= Reuben Johnson =

English actor and writer

Reuben Johnson is an English actor and writer. He is known for portraying Sean in the BBC series Prisoners' Wives, Wee Man in the feature film Weekender and Ashley in the feature film Territory, which he also wrote and directed. He grew up in Salford, Greater Manchester.

==Career==
Johnson's theatre credits include Voxpop (Nabokov/Soho Theatre), Territory (Pleasance Theatre, UK Tour) and The Meeting (Pleasance Theatre, UK Tour). His film credits include Territory (Fiddy West Productions) and Weekender, (Momentum Pictures). He is soon to shoot British independent feature films 'Halcyon Heights' and 'Wrecked'. Television credits include Prisoners' Wives, Tiger Aspect/BBC, Casualty and Doctor Who

==Writing==
Reuben Johnson was shortlisted for the Alfred Fagon Award in 2009 for his play Territory. Territory went on to win the National Student Drama Festival and Methuen Drama Award for Emerging Artists, Best Ensemble and Best Producer for Victoria Brittain.
In 2010 Reuben Johnson returned to the Edinburgh Fringe Festival with his second play The Meeting and Territory running in rep. Territory was favorably reviewed and later transferred to the Lowry Studio Salford Quays.

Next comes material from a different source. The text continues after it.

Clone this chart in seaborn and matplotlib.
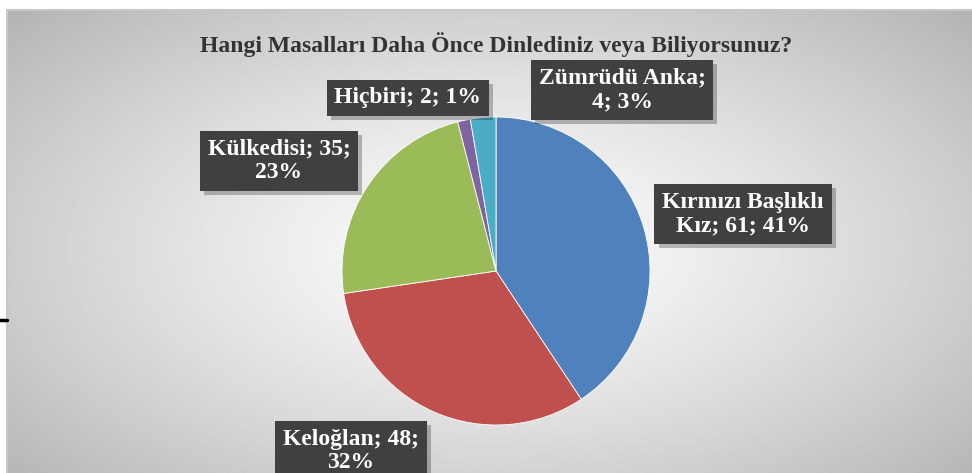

In 2011 Reuben was commissioned by Paines Plough to write a 15-minute response to Mike Bartlett's Love Love Love at the Royal Exchange, Manchester. This resulted in Johnson's third play The Proposal which opened as a full-length play at the Lowry Studio before transferring to Theatre503 in London. Johnson also developed a screenplay for a feature film of Territory which filmed in 2012 and was released on Vimeo On Demand on 8 October 2014. In 2012 Johnson was chosen to be part of The Big Room project with Paines Plough. His 4th play Wrecked was a co-production between Fiddy West Productions and the Lowry Studio. The play opened at the Edinburgh Festival 2012 before transferring to the Lowry Studio where it enjoyed a sell out run and Johnson received a nomination for Best Studio Performance from the Manchester Theatre Awards 2012 Johnson has recently written a series of comedy sketches alongside Victoria Brittain which are released weekly on Fiddy West Productions YouTube Channel, Fiddy Sketch.